Model Parameters = Words × Dimensions
Key Concepts
- Word: A symbolic label (token) such as cat, dog, or car.
- Dimension: The number of numeric values used to represent a word.
- Parameter: A single stored numeric value. Every number in an embedding vector is one parameter.
Why This Example Has Exactly 6 Parameters
- There are 3 words: cat, dog, and car.
- Each word has 2 dimensions.
- Total parameters = 3 × 2 = 6.
Where the 6 Parameters Actually Live
Feature Dimensions: [Object, Animal]
cat → [0, 1] → 2 Dimensions
dog → [0, 1] → 2 Dimensions
car → [1, 0] → 2 Dimensions
-------------------------------------
Total: → 3 × 2 = 6 Parameters
+---------------------------------------+
| Vector DB: with Feature Dimensions |
+--------+--------+--------+------------+
| Word | Object | Animal | Dimensions |
+--------+--------+--------+------------+
| cat | 0 | 1 | 2 |
| dog | 0 | 1 | 2 |
| car | 1 | 0 | 2 |
+--------+--------+--------+------------+
| Total | 3 × 2 = 6 Parameters |
+--------+--------+--------+------------+
Bridging the example to real models:
+------------------+------------+------------+------------------+
| Model | Words | Dimensions | Parameters |
+------------------+------------+------------+------------------+
| This example | 3 | 2 | 6 |
| GPT-2 embeddings | 50,257 | 768 | 38,597,376 |
+------------------+------------+------------+------------------+
Python Code Example
import numpy as np
embedding_table = {
#--- Feature Dim: [Object, Animal] ---#
"cat": np.array([ 0 , 1 ]),
"dog": np.array([ 0 , 1 ]),
"car": np.array([ 1 , 0 ]),
}
def embed(word):
return embedding_table[word]
print(embed("cat"))
print(embed("dog"))
Final Summary
- Words are labels.
- Dimensions describe vector length per word.

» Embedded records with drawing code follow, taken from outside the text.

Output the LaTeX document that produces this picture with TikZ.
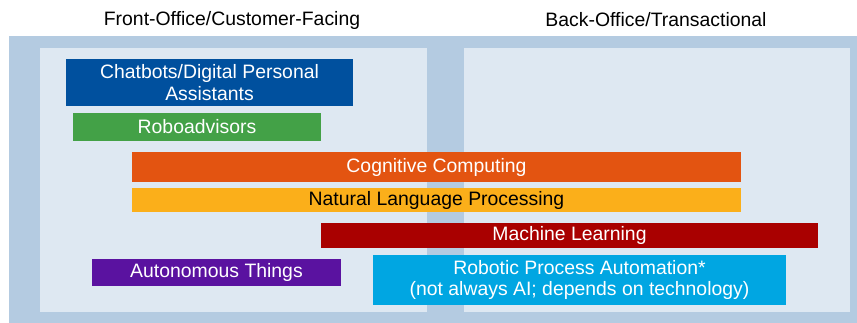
\documentclass[tikz,border=0pt]{standalone}
\usepackage{fontspec}
\setmainfont{Liberation Sans}
\usepackage{xcolor}
\usepackage{tikz}
\definecolor{fondo}{HTML}{B4CBE1}
\definecolor{panel}{HTML}{DEE8F2}
\definecolor{azul}{HTML}{00509E}
\definecolor{verde}{HTML}{43A147}
\definecolor{naranja}{HTML}{E35411}
\definecolor{amarillo}{HTML}{FBAF1A}
\definecolor{rojo}{HTML}{A90000}
\definecolor{morado}{HTML}{5A12A0}
\definecolor{celeste}{HTML}{00A6E2}
\tikzset{
  bar/.style={draw=none,inner sep=0pt,outer sep=0pt,align=center,text=white,font=\fontsize{19.4}{21.5}\selectfont},
  barblue/.style={bar,fill=azul},
  bargreen/.style={bar,fill=verde},
  barorange/.style={bar,fill=naranja},
  baryellow/.style={bar,fill=amarillo,text=black},
  barred/.style={bar,fill=rojo},
  barpurple/.style={bar,fill=morado},
  barcyan/.style={bar,fill=celeste},
  panelbox/.style={fill=panel,draw=none,inner sep=0pt,outer sep=0pt},
  header/.style={font=\fontsize{19.4}{21.5}\selectfont,inner sep=0pt},
}

\begin{document}
\begin{tikzpicture}[x=1pt,y=-1pt]
  \useasboundingbox (0,0) rectangle (857,323);
  % background and the two panels
  \node[fill=fondo,inner sep=0pt,outer sep=0pt,minimum width=848pt,minimum height=287pt] (bg) at (433,179.5) {};
  \node[panelbox,minimum width=387pt,minimum height=264pt] (front) at (233.5,180) {};
  \node[panelbox,minimum width=386pt,minimum height=264pt] (back) at (657,180) {};
  \node[header] (fronttitle) at (232,20) {Front-Office/Customer-Facing};
  \node[header] (backtitle) at (656,20) {Back-Office/Transactional};
  % technologies
  \node[barblue,minimum width=287pt,minimum height=47pt] (chat) at (209.5,82.5) {Chatbots/Digital Personal\\Assistants};
  \node[bargreen,minimum width=248pt,minimum height=28pt] (robo) at (197,127) {Roboadvisors};
  \node[barorange,minimum width=609pt,minimum height=30pt] (cog) at (436.5,167) {Cognitive Computing};
  \node[baryellow,minimum width=609pt,minimum height=24pt] (nlp) at (436.5,200) {Natural Language Processing};
  \node[barred,minimum width=497pt,minimum height=25pt] (ml) at (569.5,235.5) {Machine Learning};
  \node[barpurple,minimum width=249pt,minimum height=27pt] (auto) at (216.5,272.5) {Autonomous Things};
  \node[barcyan,minimum width=413pt,minimum height=50pt] (rpa) at (579.5,280) {Robotic Process Automation*\\(not always AI; depends on technology)};
\end{tikzpicture}
\end{document}
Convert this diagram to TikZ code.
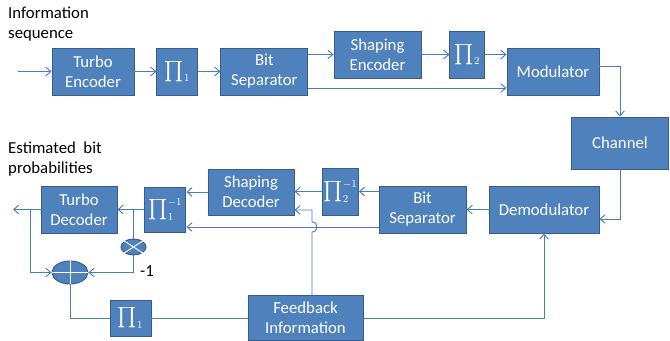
\documentclass[tikz,border=0pt]{standalone}
\usepackage{exscale}
\usepackage{fontspec}
\setmainfont{Carlito}
\usepackage{tikz}
\usetikzlibrary{arrows.meta, shapes.geometric, positioning}
\definecolor{blkfill}{HTML}{4F81BD}
\definecolor{blkedge}{HTML}{385D8A}
\definecolor{linecol}{HTML}{4A7EBB}
\newcommand{\permsym}[2]{$\prod_{\scriptscriptstyle #1}^{\scriptscriptstyle #2}$}

\begin{document}
\begin{tikzpicture}[x=0.03cm, y=-0.03cm, >={Straight Barb[length=1.5mm,width=2.6mm]}]
  \tikzset{
box/.style={draw=blkedge, fill=blkfill, text=white, line width=0.8pt,
    inner sep=1pt,
    minimum height=1.41cm,
    align=center, font=\fontsize{14.3}{17}\selectfont},
perm/.style={box, minimum width=1.23cm, font=\fontsize{18}{20}\selectfont},
joint/.style={ellipse, draw=blkedge, fill=blkfill, line width=0.8pt, inner sep=0pt},
wire/.style={draw=linecol, line width=0.8pt},
lbl/.style={align=left, inner sep=0pt, font=\fontsize{14.3}{17}\selectfont},
}
  \useasboundingbox (0,0) rectangle (670,341);

  % Nodes
  \node [box, minimum width=2.46cm] (te) at (93,71.5) {Turbo\\Encoder};
  \node [perm, right=22 of te] (p1) {\permsym{1}{}};
  \node [box, minimum width=2.61cm, right=22 of p1] (bs1) {Bit\\Separator};
  \node [box, minimum width=2.61cm] (se) at (377.5,54.5) {Shaping\\Encoder};
  \node [perm, minimum width=1.05cm, right=28 of se] (p2) {\permsym{2}{}};
  \node [box, minimum width=2.76cm] (mod) at (553,71.5) {Modulator};
  \node [box, minimum width=2.91cm, minimum height=1.56cm] (ch) at (620,143) {Channel};
  \node [box, minimum width=3.3cm] (dem) at (544,209.5) {Demodulator};
  \node [box, minimum width=2.61cm, left=22 of dem] (bs2) {Bit\\Separator};
  \node [perm, minimum width=1.05cm] (p2i) at (340.5,191.5) {\permsym{2}{-1}};
  \node [box, minimum width=2.58cm, minimum height=1.38cm] (sd) at (251,192) {Shaping\\Decoder};
  \node [box, minimum width=2.28cm] (td) at (79,209.5) {Turbo\\Decoder};
  \node [perm, minimum height=1.35cm, right=27 of td] (p1i) {\permsym{1}{-1}};
  \node [joint, minimum width=0.75cm, minimum height=0.48cm] (mult) at (133.5,247) {};
  \node [joint, minimum width=1.08cm, minimum height=0.69cm] (add) at (70,272.5) {};
  \node [perm, minimum height=1.08cm] (p1b) at (130.5,318) {\permsym{1}{}};
  \node [box, minimum width=3.45cm, minimum height=1.35cm] (fb) at (305.5,318) {Feedback\\Information};

  % Labels
  \node [lbl, anchor=north west] (insrc) at (8,7) {Information\\sequence};
  \node [lbl, anchor=north west] (estout) at (8,142) {Estimated~ bit\\probabilities};
  \node [lbl] (neg) at (147,271) {-1};

  \coordinate (src) at (18,71.5);
  \coordinate (sink) at (13,209.5);
  \coordinate (tap) at (30,209.5);
  \coordinate (hop) at (312,227);

  % marks inside the joints
  \draw [white, line width=0.8pt] (mult.north east) -- (mult.south west) (mult.north west) -- (mult.south east);
  \draw [white, line width=0.8pt] (add.north) -- (add.south) (add.west) -- (add.east);

  % Transmitter
  \draw [wire, ->] (src) -- (te);
  \draw [wire, ->] (te) -- (p1);
  \draw [wire, ->] (p1) -- (bs1);
  \draw [wire, ->] (bs1.east |- se.west) -- (se);
  \draw [wire, ->] (se) -- (p2);
  \draw [wire, ->] (p2) -- (p2.east -| mod.west);
  \draw [wire, ->] ([shift={(0,16.5)}]bs1.east) -- ([shift={(0,16.5)}]mod.west);
  \draw [wire, ->] ([shift={(0,-5.5)}]mod.east) -| (ch);
  \draw [wire, ->] (ch) |- ([shift={(0,9.5)}]dem.east);

  % Receiver
  \draw [wire, ->] (dem) -- (bs2);
  \draw [wire, ->] (bs2.west |- p2i.east) -- (p2i);
  \draw [wire, ->] (p2i.west) -- (p2i.west -| sd.east);
  \draw [wire, ->] (sd) -- (sd.west -| p1i.east);
  \draw [wire, ->] ([shift={(0,17.5)}]bs2.west) -- ([shift={(0,17.5)}]bs2.west -| p1i.east);
  \draw [wire, ->] (fb.north -| hop) -- ([shift={(0,5)}]hop)
    to[out=0,in=0,looseness=1.7] ([shift={(0,-5)}]hop) |- ([shift={(0,18)}]sd.east);
  \draw [wire, ->] (p1i) -- (td);
  \draw [wire] (mult.north |- td.east) -- (mult);
  \draw [wire, ->] (mult) |- (add);
  \draw [wire, ->] (td) -- (sink);
  \draw [wire, ->] (tap) |- (add);
  \draw [wire] (add) |- (p1b);
  \draw [wire] (p1b) -- (fb);
  \draw [wire, ->] (fb) -| (dem);
\end{tikzpicture}
\end{document}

- Parameters are the total stored numeric values.
- This example has 6 parameters.
How the Embedding Numbers Are Computed
Goal
- Show a simple, concrete way to compute the numbers in embedding vectors.
- Explain where values like [0, 1] and [0, 1] come from.
Important Note
- In real models, these numbers are learned during training.
- Here we use a toy mathematical rule to make the idea understandable.
Simple Rule to Compute Embedding Numbers
- Assign each word two numeric features:
- Feature 1: how “animal-like” the word is
- Feature 2: how “object-like” the word is
- Each feature is a number between 0.0 and 1.0.
- The two feature values together form a 2-dimensional embedding.
Manual Feature Assignment
- cat: mostly animal → [0, 1]
- dog: mostly animal → [0, 1]
- car: mostly object → [1, 0]
Python Example: Computing the Numbers
def compute_embedding(animal_score, object_score):
# Combine two numeric features into a vector
return [animal_score, object_score]
cat_embedding = compute_embedding(0, 1)
dog_embedding = compute_embedding(0, 1)
print("cat:", cat_embedding)
print("dog:", dog_embedding)
What This Represents
- Each number is a parameter value.
- The vector length (2 numbers) is the dimension.
- The rule that assigns numbers is the model logic.
Connection to Real Models
- Real embedding models start with random numbers.
- Numbers are adjusted using training data and optimization.
- After training, vectors encode semantic meaning.
Final Summary
- [0, 1] and [0, 1] are examples of computed feature values.
- The computation rule is simple here for clarity.
- Real models learn these values automatically.